* [Given entries]:
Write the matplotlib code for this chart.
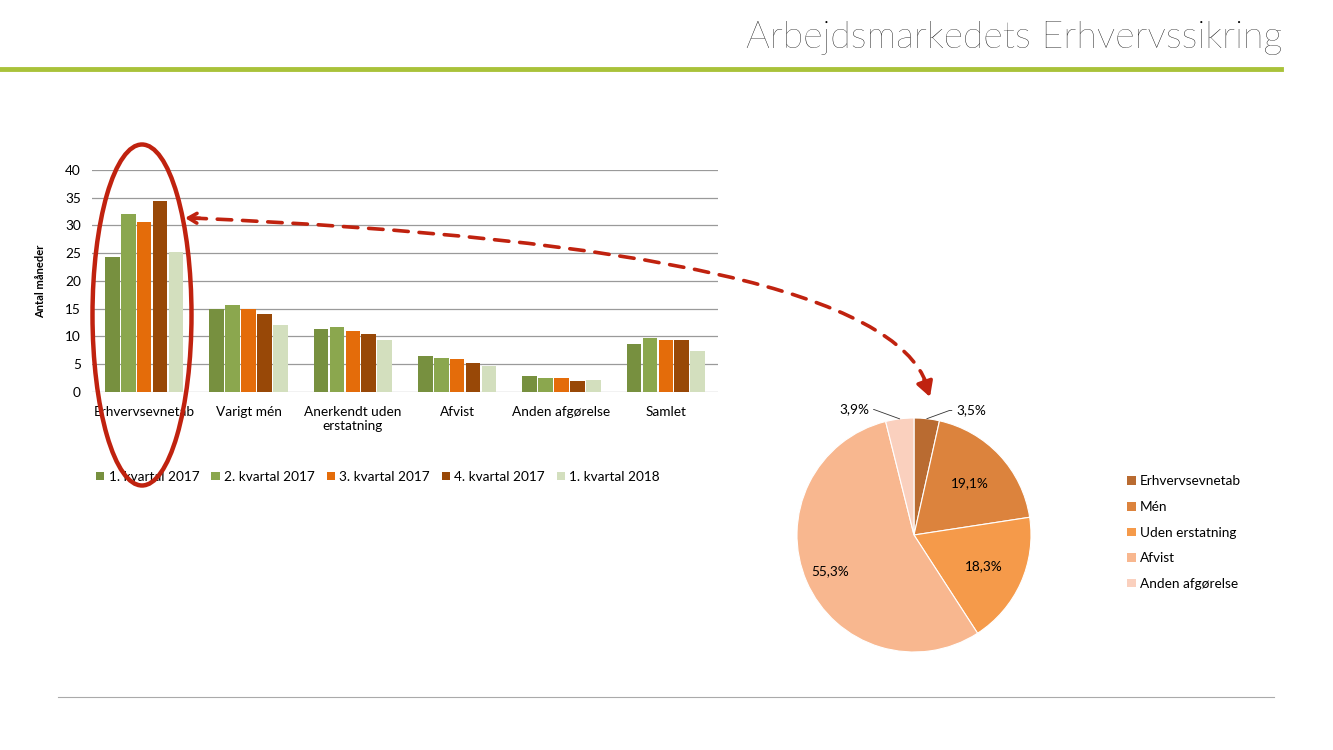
import matplotlib
matplotlib.use("Agg")
import numpy as np
import matplotlib.pyplot as plt
from matplotlib.patches import Ellipse, FancyArrowPatch, Patch
from matplotlib.path import Path

plt.rcParams['font.family'] = ['Lato', 'DejaVu Sans']

# bar chart data
categories = ["Erhvervsevnetab", "Varigt mén", "Anerkendt uden\nerstatning",
              "Afvist", "Anden afgørelse", "Samlet"]
series = ["1. kvartal 2017", "2. kvartal 2017", "3. kvartal 2017",
          "4. kvartal 2017", "1. kvartal 2018"]
q1_2017 = [24.4, 15.0, 11.4, 6.5, 2.8, 8.7]
q2_2017 = [32.0, 15.7, 11.7, 6.2, 2.6, 9.8]
q3_2017 = [30.6, 14.9, 11.0, 6.0, 2.6, 9.4]
q4_2017 = [34.4, 14.0, 10.5, 5.2, 2.0, 9.4]
q1_2018 = [25.2, 12.1, 9.3, 4.6, 2.2, 7.4]
bar_colors = ["#77903F", "#8BA74E", "#E46C0A", "#984807", "#D3DFBE"]

# pie data
pie_labels = ["Erhvervsevnetab", "Mén", "Uden erstatning", "Afvist", "Anden afgørelse"]
pie_values = [3.5, 19.1, 18.3, 55.3, 3.9]
pie_colors = ["#B96B31", "#DC833D", "#F59A4A", "#F8B78F", "#FAD0BE"]

W, H = 1333, 750
fig = plt.figure(figsize=(W / 100, H / 100), dpi=100)


def fx(px):
    return px / W


def fy(py):
    return 1 - py / H


# header
fig.text(fx(1282), fy(38), "Arbejdsmarkedets Erhvervssikring", ha="right", va="center",
         fontsize=27, fontweight="light", color="#000000")
fig.add_artist(plt.Line2D([0, fx(1281)], [fy(69), fy(69)], color="#A9C23A", lw=3.5))
fig.add_artist(plt.Line2D([fx(58), fx(1274)], [fy(697), fy(697)], color="#AAAAAA", lw=0.8))

# bar chart
ax = fig.add_axes([fx(92), fy(392), fx(718) - fx(92), fy(170) - fy(392)])
x = np.arange(len(categories))
all_series = [q1_2017, q2_2017, q3_2017, q4_2017, q1_2018]
step = 0.152
for i, (vals, name, c) in enumerate(zip(all_series, series, bar_colors)):
    ax.bar(x + (i - 2) * step, vals, width=step * 0.92, color=c, label=name, zorder=3)
ax.set_xlim(-0.5, len(categories) - 0.5)
ax.set_ylim(0, 40)
ax.set_yticks(range(0, 41, 5))
ax.set_xticks(x)
ax.set_xticklabels(categories, fontsize=9.5, linespacing=1.2)
ax.tick_params(axis="both", length=0, labelsize=9.8, pad=8)
ax.tick_params(axis="x", pad=10)
ax.grid(axis="y", color="#9A9A9A", lw=0.9, zorder=0)
for s in ax.spines.values():
    s.set_visible(False)
ax.set_ylabel("Antal måneder", fontsize=8, fontweight="bold", labelpad=14)
ax.legend(loc="upper center", bbox_to_anchor=(0.457, -0.3), ncol=5, frameon=False,
          fontsize=9.8, handlelength=0.6, handleheight=0.6, handletextpad=0.3,
          columnspacing=0.9)

# pie chart
cx, cy, r = 914, 535, 117
pax = fig.add_axes([fx(cx - r), fy(cy + r), fx(2 * r), fy(cy - r) - fy(cy + r)])
wedges, _ = pax.pie(pie_values, colors=pie_colors, startangle=90, counterclock=False,
                    wedgeprops=dict(linewidth=0.8, edgecolor="white"))
pax.set_xlim(-1, 1)
pax.set_ylim(-1, 1)
pax.set_aspect("equal")
label_dist = [None, 0.65, 0.65, 0.78, None]
outside = {0: (0.25, 0.07), 4: (-0.26, 0.08)}
for i, w in enumerate(wedges):
    ang = np.deg2rad((w.theta1 + w.theta2) / 2)
    txt = f"{pie_values[i]:.1f}%".replace(".", ",")
    if label_dist[i] is not None:
        d = label_dist[i]
        pax.text(d * np.cos(ang), d * np.sin(ang), txt, ha="center", va="center", fontsize=9.8)
    else:
        ex, ey = np.cos(ang), np.sin(ang)
        ox, oy = outside[i]
        pax.annotate(txt, xy=(ex, ey), xytext=(ex + ox, ey + oy), fontsize=9.8,
                     ha="left" if ox > 0 else "right", va="center",
                     arrowprops=dict(arrowstyle="-", lw=0.6, color="#333333",
                                     shrinkA=1, shrinkB=0,
                                     connectionstyle="angle,angleA=0,angleB=%d" % (
                                         20 if ox > 0 else 160)),
                     annotation_clip=False)

handles = [Patch(facecolor=c, label=l) for c, l in zip(pie_colors, pie_labels)]
fig.legend(handles=handles, loc="upper left", bbox_to_anchor=(fx(1122), fy(470)),
           frameon=False, fontsize=9.8, handlelength=0.6, handleheight=0.6,
           handletextpad=0.3, labelspacing=1.0, borderaxespad=0)

# red ellipse and dashed arrow
red = "#C0220F"
fig.add_artist(Ellipse((fx(142), fy(315)), fx(99), fy(145) - fy(486), fill=False,
                       edgecolor=red, lw=3.2, transform=fig.transFigure))
p0 = (fx(192), fy(218))
p1 = (fx(880), fy(248))
p2 = (fx(927), fy(385))
curve = Path([p0, p1, p2], [Path.MOVETO, Path.CURVE3, Path.CURVE3])
fig.add_artist(FancyArrowPatch(path=curve, arrowstyle="-", color=red, lw=2.6,
                               linestyle=(0, (4, 3)), transform=fig.transFigure))
fig.add_artist(FancyArrowPatch((fx(200), fy(218.3)), (fx(185), fy(218)),
                               arrowstyle="->,head_length=6,head_width=3.5", color=red,
                               lw=2.6, transform=fig.transFigure, shrinkA=0, shrinkB=0))
fig.add_artist(FancyArrowPatch((fx(924), fy(380)), (fx(930), fy(397)),
                               arrowstyle="-|>,head_length=9,head_width=5", color=red,
                               lw=2.6, transform=fig.transFigure, shrinkA=0, shrinkB=0))

fig.savefig("out.png", dpi=100)
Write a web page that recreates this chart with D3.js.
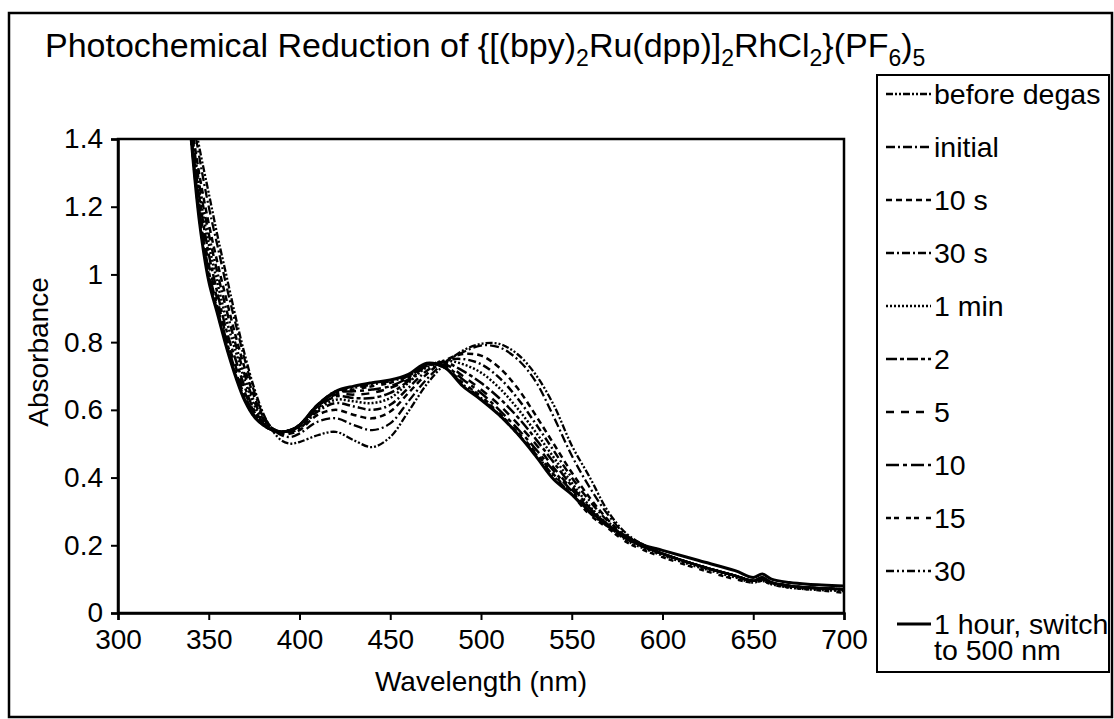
<!DOCTYPE html>
<html><head><meta charset="utf-8">
<script src="https://cdn.jsdelivr.net/npm/d3@7"></script>
<style>body{margin:0;background:#fff} text{font-family:"Liberation Sans",Arial,sans-serif;fill:#000}</style>
</head><body><svg id="c" width="1114" height="719"></svg>
<script>
const wavelengths = [340,345,350,355,360,365,370,375,380,385,390,395,400,410,420,430,440,450,460,470,480,490,500,510,520,530,540,550,560,570,580,590,600,620,640,650,655,660,670,680,700];
const seriesNames = ["before degas","initial","10 s","30 s","1 min","2","5","10","15","30","1 hour, switch|to 500 nm"];
const beforeDegas = [1.52,1.37,1.24,1.11,0.99,0.87,0.76,0.665,0.59,0.54,0.51,0.50,0.505,0.525,0.535,0.51,0.49,0.52,0.595,0.675,0.735,0.775,0.795,0.795,0.765,0.705,0.615,0.495,0.40,0.30,0.235,0.20,0.175,0.14,0.11,0.095,0.10,0.09,0.08,0.075,0.07];
const initial = [1.50,1.34,1.20,1.08,0.96,0.85,0.745,0.655,0.585,0.545,0.525,0.52,0.53,0.565,0.575,0.555,0.54,0.56,0.625,0.69,0.74,0.77,0.79,0.785,0.75,0.685,0.58,0.465,0.37,0.29,0.23,0.20,0.175,0.14,0.11,0.095,0.10,0.09,0.08,0.075,0.07];
const s10 = [1.46,1.29,1.15,1.03,0.92,0.815,0.72,0.64,0.58,0.545,0.53,0.53,0.54,0.585,0.60,0.585,0.575,0.595,0.65,0.705,0.745,0.765,0.76,0.725,0.665,0.585,0.50,0.415,0.34,0.275,0.225,0.195,0.175,0.14,0.11,0.095,0.10,0.09,0.08,0.075,0.07];
const s30 = [1.45,1.26,1.12,1.0,0.89,0.79,0.70,0.625,0.575,0.545,0.535,0.535,0.545,0.595,0.62,0.61,0.60,0.615,0.665,0.715,0.745,0.75,0.735,0.695,0.635,0.56,0.48,0.40,0.33,0.27,0.22,0.195,0.175,0.14,0.11,0.095,0.10,0.09,0.08,0.075,0.07];
const m1 = [1.44,1.24,1.09,0.97,0.86,0.77,0.685,0.615,0.57,0.545,0.535,0.54,0.55,0.60,0.63,0.625,0.62,0.635,0.68,0.725,0.745,0.735,0.71,0.665,0.605,0.535,0.46,0.385,0.315,0.26,0.215,0.19,0.17,0.135,0.105,0.09,0.095,0.085,0.075,0.07,0.065];
const m2 = [1.43,1.22,1.06,0.94,0.83,0.745,0.665,0.60,0.565,0.545,0.535,0.54,0.55,0.605,0.64,0.635,0.635,0.65,0.685,0.73,0.74,0.715,0.68,0.635,0.58,0.515,0.445,0.375,0.31,0.26,0.22,0.195,0.175,0.14,0.11,0.095,0.105,0.09,0.08,0.075,0.07];
const m5 = [1.43,1.20,1.03,0.92,0.81,0.725,0.65,0.595,0.56,0.54,0.535,0.54,0.555,0.61,0.645,0.645,0.65,0.665,0.69,0.73,0.735,0.70,0.66,0.615,0.56,0.50,0.43,0.365,0.305,0.26,0.22,0.195,0.175,0.14,0.11,0.095,0.105,0.09,0.08,0.075,0.07];
const m10 = [1.42,1.18,1.01,0.90,0.80,0.71,0.64,0.59,0.56,0.54,0.535,0.54,0.555,0.61,0.65,0.655,0.66,0.67,0.695,0.735,0.73,0.69,0.65,0.60,0.545,0.485,0.42,0.36,0.30,0.255,0.22,0.195,0.175,0.14,0.11,0.095,0.105,0.09,0.08,0.075,0.07];
const m15 = [1.42,1.17,1.00,0.89,0.79,0.70,0.63,0.585,0.555,0.54,0.535,0.54,0.555,0.615,0.65,0.66,0.67,0.68,0.70,0.735,0.725,0.68,0.64,0.59,0.535,0.475,0.41,0.35,0.29,0.25,0.21,0.185,0.165,0.13,0.10,0.09,0.095,0.085,0.075,0.07,0.06];
const m30 = [1.42,1.16,0.99,0.885,0.785,0.70,0.63,0.58,0.555,0.54,0.535,0.54,0.555,0.615,0.655,0.665,0.675,0.685,0.70,0.735,0.725,0.675,0.635,0.585,0.53,0.47,0.405,0.35,0.295,0.255,0.22,0.195,0.175,0.14,0.11,0.095,0.105,0.09,0.08,0.075,0.07];
const h1 = [1.42,1.15,0.98,0.88,0.78,0.695,0.625,0.58,0.555,0.54,0.535,0.54,0.555,0.615,0.655,0.67,0.68,0.688,0.705,0.738,0.725,0.67,0.63,0.585,0.53,0.465,0.395,0.35,0.30,0.26,0.225,0.20,0.185,0.155,0.125,0.105,0.115,0.10,0.09,0.085,0.08];
const xTicks = [300,350,400,450,500,550,600,650,700];
const yTicks = [0,0.2,0.4,0.6,0.8,1,1.2,1.4];

const allSeries = [beforeDegas,initial,s10,s30,m1,m2,m5,m10,m15,m30,h1];
const dashes = ["7,2,2,2,2,2","9,3,2,3","6,4","8,3,2,3","2,2","11,3,4,3","8,7","13,4,4,4","5,3,5,7","8,3,2,3,2,3",null];
const widths = [2.3,2.3,2.5,2.5,2.5,2.5,2.5,2.5,2.5,2.5,3];

const svg = d3.select("#c");
const x = d3.scaleLinear().domain([300,700]).range([118,844]);
const y = d3.scaleLinear().domain([0,1.4]).range([613,139]);

// outer frame
svg.append("rect").attr("x",9).attr("y",13).attr("width",1103).attr("height",704)
  .attr("fill","none").attr("stroke","#000").attr("stroke-width",2.5);

// title
const t = svg.append("text").attr("x",45).attr("y",57).attr("font-size",34);
const parts = [["Photochemical Reduction of {[(bpy)",0],["2",1],["Ru(dpp)]",0],["2",1],["RhCl",0],["2",1],["}(PF",0],["6",1],[")",0],["5",1]];
let prevSub = false;
parts.forEach(([s,sub])=>{
  const ts = t.append("tspan").text(s);
  if(sub){ts.attr("font-size",23).attr("dy", prevSub?0:9);}
  else {ts.attr("dy", prevSub?-9:0);}
  prevSub = !!sub;
});

// clip
svg.append("clipPath").attr("id","clip").append("rect")
  .attr("x",118).attr("y",139).attr("width",726).attr("height",474);

// axes
const xa = svg.append("g").attr("transform","translate(0,613)")
  .call(d3.axisBottom(x).tickValues(xTicks).tickSize(7).tickPadding(9).tickFormat(d3.format("d")));
const ya = svg.append("g").attr("transform","translate(118,0)")
  .call(d3.axisLeft(y).tickValues(yTicks).tickSize(7).tickPadding(8).tickFormat(d=>String(d)));
[xa,ya].forEach(g=>{
  g.selectAll("text").attr("font-size",28).attr("font-family","Liberation Sans, Arial, sans-serif");
  g.selectAll("line").attr("stroke-width",2);
  g.select(".domain").attr("stroke-width",2.5);
});
// plot frame
svg.append("rect").attr("x",118).attr("y",139).attr("width",726).attr("height",474)
  .attr("fill","none").attr("stroke","#000").attr("stroke-width",2.5);

// lines
const line = d3.line().x((d,i)=>x(wavelengths[i])).y(d=>y(d)).curve(d3.curveCatmullRom.alpha(0.5));
const g = svg.append("g").attr("clip-path","url(#clip)");
allSeries.forEach((s,i)=>{
  g.append("path").attr("d",line(s)).attr("fill","none").attr("stroke","#000")
   .attr("stroke-width",widths[i]).attr("stroke-dasharray",dashes[i]);
});

// axis titles
svg.append("text").attr("x",481).attr("y",691).attr("text-anchor","middle").attr("font-size",28).text("Wavelength (nm)");
svg.append("text").attr("transform","translate(48,352) rotate(-90)").attr("text-anchor","middle").attr("font-size",28).text("Absorbance");

// legend
svg.append("rect").attr("x",877).attr("y",75).attr("width",232).attr("height",597)
  .attr("fill","#fff").attr("stroke","#000").attr("stroke-width",2);
seriesNames.forEach((n,i)=>{
  const yy = 94 + i*53;
  svg.append("line").attr("x1",i===10?897:886).attr("x2",931).attr("y1",yy).attr("y2",yy)
    .attr("stroke","#000").attr("stroke-width",widths[i]).attr("stroke-dasharray",dashes[i]);
  const txt = svg.append("text").attr("x",934).attr("y",yy+10).attr("font-size",28.5);
  n.split("|").forEach((l,j)=>{
    txt.append("tspan").attr("x",934).attr("dy", j===0?0:26).text(l);
  });
});
</script></body></html>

* [Instructions for the task]: Pictures stay out. Repeat only the lines from the beginning of the data through the line that has "return 1 - py / H".

* [Answer to this task]:
Write the matplotlib code for this chart.
import matplotlib
matplotlib.use("Agg")
import numpy as np
import matplotlib.pyplot as plt
from matplotlib.patches import Ellipse, FancyArrowPatch, Patch
from matplotlib.path import Path

plt.rcParams['font.family'] = ['Lato', 'DejaVu Sans']

# bar chart data
categories = ["Erhvervsevnetab", "Varigt mén", "Anerkendt uden\nerstatning",
              "Afvist", "Anden afgørelse", "Samlet"]
series = ["1. kvartal 2017", "2. kvartal 2017", "3. kvartal 2017",
          "4. kvartal 2017", "1. kvartal 2018"]
q1_2017 = [24.4, 15.0, 11.4, 6.5, 2.8, 8.7]
q2_2017 = [32.0, 15.7, 11.7, 6.2, 2.6, 9.8]
q3_2017 = [30.6, 14.9, 11.0, 6.0, 2.6, 9.4]
q4_2017 = [34.4, 14.0, 10.5, 5.2, 2.0, 9.4]
q1_2018 = [25.2, 12.1, 9.3, 4.6, 2.2, 7.4]
bar_colors = ["#77903F", "#8BA74E", "#E46C0A", "#984807", "#D3DFBE"]

# pie data
pie_labels = ["Erhvervsevnetab", "Mén", "Uden erstatning", "Afvist", "Anden afgørelse"]
pie_values = [3.5, 19.1, 18.3, 55.3, 3.9]
pie_colors = ["#B96B31", "#DC833D", "#F59A4A", "#F8B78F", "#FAD0BE"]

W, H = 1333, 750
fig = plt.figure(figsize=(W / 100, H / 100), dpi=100)


def fx(px):
    return px / W


def fy(py):
    return 1 - py / H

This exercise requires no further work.